While tires won’t need to be changed as often as your oil, they are much more expensive. A new set of tires can run anywhere from $500 to $1500. Even worse if you are looking at a vehicle with low profile tires, you will be replacing them more often. As well as be more susceptible to flats from potholes and other imperfections in the road. Now I’m not trying to discourage you from buying a certain vehicle. Rather help you understand there are a lot of things you need to consider.

 

Negotiate and Close the Deal

You’ve done all the legwork and now it is time to close the deal. This usually brings the most uncomfortable part of the whole car buying experience; negotiating. No matter if you are at a dealership or buying from a private seller there is always wiggle room to negotiate. While price should be the main focus, know that you can negotiate many other things especially at a dealership.
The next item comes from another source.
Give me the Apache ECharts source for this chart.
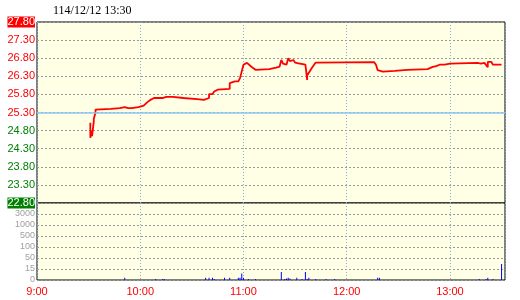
<!DOCTYPE html>
<html>
<head>
<meta charset="utf-8">
<script src="https://cdn.jsdelivr.net/npm/echarts@6/dist/echarts.min.js"></script>
<style>html,body{margin:0;padding:0;background:#fff;}#c{width:520px;height:300px;}</style>
</head>
<body>
<div id="c"></div>
<script>
var titleText = '114/12/12 13:30';
var priceTimes = ['9:31','9:31','9:32','9:32','9:33','9:33','9:34','9:34','9:35','9:43','9:44','9:48','9:49','9:51','9:51','9:52','9:53','9:55','9:56','9:59',
'10:00','10:02','10:03','10:04','10:05','10:06','10:08','10:13','10:14','10:15','10:19','10:19','10:25','10:25','10:33','10:34','10:37','10:38','10:40','10:40','10:42','10:43','10:45','10:46','10:52','10:52','10:55','10:57','10:58','10:59','10:59',
'11:00','11:01','11:02','11:05','11:06','11:07','11:08','11:15','11:16','11:19','11:20','11:21','11:22','11:23','11:24','11:25','11:26','11:27','11:28','11:29','11:30','11:30','11:32','11:33','11:36','11:37','11:37','11:38','11:40','11:42','11:43',
'12:16','12:17','12:18','12:19','12:21','12:22','12:28','12:29','12:35','12:36','12:47','12:48','12:50','12:52','12:54','12:57','12:58',
'13:00','13:01','13:16','13:17','13:18','13:20','13:21','13:22','13:22','13:24','13:25','13:30'];
var prices = [25.02,24.60,24.80,24.65,25.05,25.12,25.30,25.38,25.40,25.40,25.42,25.42,25.45,25.45,25.40,25.40,25.42,25.42,25.45,25.45,
25.49,25.49,25.54,25.58,25.61,25.65,25.70,25.70,25.74,25.73,25.73,25.70,25.70,25.67,25.67,25.65,25.65,25.70,25.70,25.81,25.81,25.88,25.93,25.95,25.95,26.11,26.16,26.16,26.25,26.28,26.20,
26.62,26.62,26.67,26.55,26.52,26.48,26.50,26.50,26.54,26.54,26.57,26.57,26.75,26.65,26.62,26.62,26.80,26.72,26.70,26.75,26.80,26.68,26.66,26.64,26.62,26.20,26.32,26.35,26.55,26.68,26.69,
26.69,26.62,26.47,26.43,26.43,26.45,26.45,26.48,26.48,26.50,26.50,26.53,26.56,26.58,26.62,26.62,26.65,
26.65,26.67,26.67,26.62,26.65,26.67,26.70,26.55,26.70,26.70,26.62,26.62];

var volTimes = ['9:51','10:09','10:13','10:14','10:38','10:40','10:42','10:43','10:49','10:52','10:57','10:58','10:59','11:00','11:03','11:07',
'11:22','11:24','11:25','11:26','11:27','11:31','11:34','11:36','11:37','11:38','11:42','11:48','11:53','12:18','12:19','13:17','13:21','13:22','13:25','13:30'];
var volumes = [3,1.5,1.5,1.5,3,3,3,1.5,3,3,3,3,9,3,1.5,1.5,
11,1.5,2,3,2,3,1.5,11,1.5,3,1.5,1.5,1.5,3,3,1.5,1.5,3,1.5,31];

var priceTicks = [22.80,23.30,23.80,24.30,24.80,25.30,25.80,26.30,26.80,27.30,27.80];
var refPrice = 25.30;
var volTickLabels = ['0','15','50','100','500','1000','3000'];
var volBreaks = [0,15,50,100,500,1000,3000];
var xTickLabels = ['9:00','10:00','11:00','12:00','13:00'];

function toMin(t){var p=t.split(':');return (parseInt(p[0],10)-9)*60+parseInt(p[1],10);}
function volLevel(v){
  for(var i=0;i<volBreaks.length-1;i++){
    if(v<=volBreaks[i+1]) return i+(v-volBreaks[i])/(volBreaks[i+1]-volBreaks[i]);
  }
  return volBreaks.length-1;
}
var priceData = priceTimes.map(function(t,i){return [toMin(t),prices[i]];});
var volData = volTimes.map(function(t,i){return [toMin(t),volLevel(volumes[i])];});

var FONT = "'Liberation Sans',sans-serif";
var FS = 11;
var chart = echarts.init(document.getElementById('c'), null, {renderer:'canvas'});
chart.setOption({
  animation:false,
  backgroundColor:'#ffffff',
  title:{text:titleText,left:48,top:0,textStyle:{fontFamily:"'Liberation Serif',serif",fontSize:12,fontWeight:'normal',color:'#000'}},
  grid:[
    {left:37,right:15,top:22,height:181,show:true,backgroundColor:'#FFFFE6',borderColor:'#000',borderWidth:1},
    {left:37,right:15,top:203,height:77,show:true,backgroundColor:'#FFFFE6',borderColor:'#000',borderWidth:1}
  ],
  xAxis:[
    {type:'value',gridIndex:0,min:0,max:272,interval:60,axisLine:{show:false},axisTick:{show:false},axisLabel:{show:false},
     splitLine:{show:true,lineStyle:{color:'#80AEDC',type:[1,2],width:1}}},
    {type:'value',gridIndex:1,min:0,max:272,interval:60,axisLine:{show:false},axisTick:{show:false},
     axisLabel:{show:true,margin:6,color:'#FF0000',fontFamily:FONT,fontSize:FS,showMaxLabel:false,
       formatter:function(v){var i=Math.round(v/60);return xTickLabels[i]||'';}},
     splitLine:{show:true,lineStyle:{color:'#80AEDC',type:[1,2],width:1}}}
  ],
  yAxis:[
    {type:'value',gridIndex:0,min:priceTicks[0],max:priceTicks[priceTicks.length-1],interval:0.5,
     axisLine:{show:false},axisTick:{show:false},
     splitLine:{show:true,lineStyle:{color:'#999999',type:[2,2],width:1}},
     axisLabel:{show:true,margin:2,showMinLabel:true,showMaxLabel:true,fontFamily:FONT,fontSize:FS,
       formatter:function(v){var s=v.toFixed(2);
         if(Math.abs(v-priceTicks[priceTicks.length-1])<1e-6) return '{hr|'+s+'}';
         if(Math.abs(v-priceTicks[0])<1e-6) return '{hg|'+s+'}';
         return v>=refPrice-1e-6?'{r|'+s+'}':'{g|'+s+'}';},
       rich:{
         r:{color:'#FF0000',fontFamily:FONT,fontSize:FS},
         g:{color:'#008000',fontFamily:FONT,fontSize:FS},
         hr:{color:'#ffffff',backgroundColor:'#FF0000',fontFamily:FONT,fontSize:FS,padding:[0,0,0,0]},
         hg:{color:'#ffffff',backgroundColor:'#008000',fontFamily:FONT,fontSize:FS,padding:[0,0,0,0]}
       }}},
    {type:'value',gridIndex:1,min:0,max:7,interval:1,axisLine:{show:false},axisTick:{show:false},
     splitLine:{show:true,lineStyle:{color:'#999999',type:[2,2],width:1}},
     axisLabel:{show:true,margin:2,color:'#A0A0A0',fontFamily:FONT,fontSize:9,
       formatter:function(v){var i=Math.round(v);return volTickLabels[i]||'';}}}
  ],
  series:[
    {type:'line',xAxisIndex:0,yAxisIndex:0,data:priceData,showSymbol:false,symbol:'none',
     lineStyle:{color:'#FF0000',width:1.8},
     markLine:{silent:true,symbol:'none',label:{show:false},lineStyle:{color:'#8CC8F0',type:'solid',width:1.5},data:[{yAxis:refPrice}]}},
    {type:'bar',xAxisIndex:1,yAxisIndex:1,data:volData,barWidth:1,itemStyle:{color:'#0000FF'}}
  ]
});
</script>
</body>
</html>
If you think you’ve gotten them as low as they can go in price ask them what else they can do for you. Most of these people are getting paid off commission so it’s important for them to close the deal. Some examples are free oil changes for a year or free car washes. I even know someone who got the floor mats upgraded from the regular carpet to rubber. If you think I’m pinching pennies here you’re absolutely right. I’m all about getting the most bang for my buck and since you’re reading my blog you have at least a hint of that in you as well.

 

Wrapping it Up

The very last thing I beg you to do is read over the contract again. Please please please do this and ask as many questions as you need until you fully understand everything. You are the customer here. It’s your money so there is no such thing as a dumb question.

You should now be ready to make an educated purchase and have a solid vehicle for many years. Remember, don’t rush it. Take the time to find a vehicle you will enjoy at the right price. If you follow these steps, you can avoid the regret of a traumatic car buying experience.